To check for some common style violations, you can use utils/check-style
script.
To force proper style of your code, you can use clang-format
. File .clang-format
is located at the sources root. It mostly corresponding with our actual code style. But it’s not recommended to apply clang-format
to existing files because it makes formatting worse. You can use clang-format-diff
tool that you can find in clang source repository.
Alternatively you can try uncrustify
tool to reformat your code. Configuration is in uncrustify.cfg
in the sources root. It is less tested than clang-format
.
CLion
has its own code formatter that has to be tuned for our code style.
We also use codespell
to find typos in code. It is automated as well.
Metrica B2B Tests
Each ClickHouse release is tested with Yandex Metrica and AppMetrica engines. Testing and stable versions of ClickHouse are deployed on VMs and run with a small copy of Metrica engine that is processing fixed sample of input data. Then results of two instances of Metrica engine are compared together.
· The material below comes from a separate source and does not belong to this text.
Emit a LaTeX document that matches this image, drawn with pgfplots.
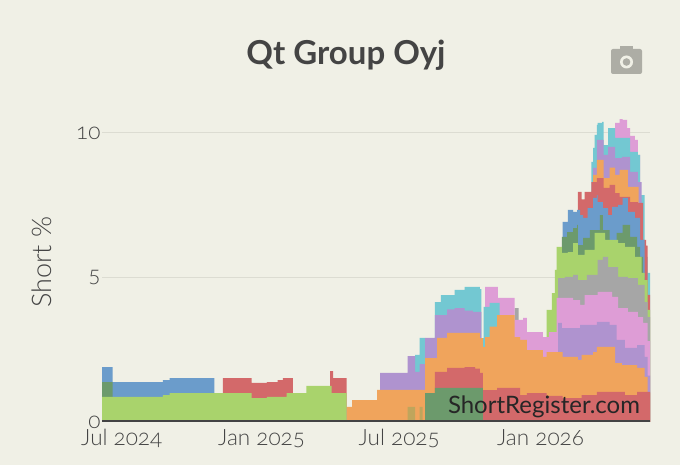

These tests are automated by separate team. Due to high number of moving parts, tests are fail most of the time by completely unrelated reasons, that are very difficult to figure out. Most likely these tests have negative value for us. Nevertheless these tests was proved to be useful in about one or two times out of hundreds.
Test Coverage
We also track test coverage but only for functional tests and only for clickhouse-server. It is performed on daily basis.
Tests for Tests
There is automated check for flaky tests. It runs all new tests 100 times (for functional tests) or 10 times (for integration tests). If at least single time the test failed, it is considered flaky.
Testflows
Testflows is an enterprise-grade open-source testing framework, which is used to implement a subset of ClickHouse.
Test Automation
We run tests with GitHub Actions.
Build jobs and tests are run in Sandbox on per commit basis. Resulting packages and test results are published in GitHub and can be downloaded by direct links. Artifacts are stored for several months. When you send a pull request on GitHub, we tag it as “can be tested” and our CI system will build ClickHouse packages (release, debug, with address sanitizer, etc) for you.
We do not use Travis CI due to the limit on time and computational power. We do not use Jenkins. It was used before and now we are happy we are not using Jenkins.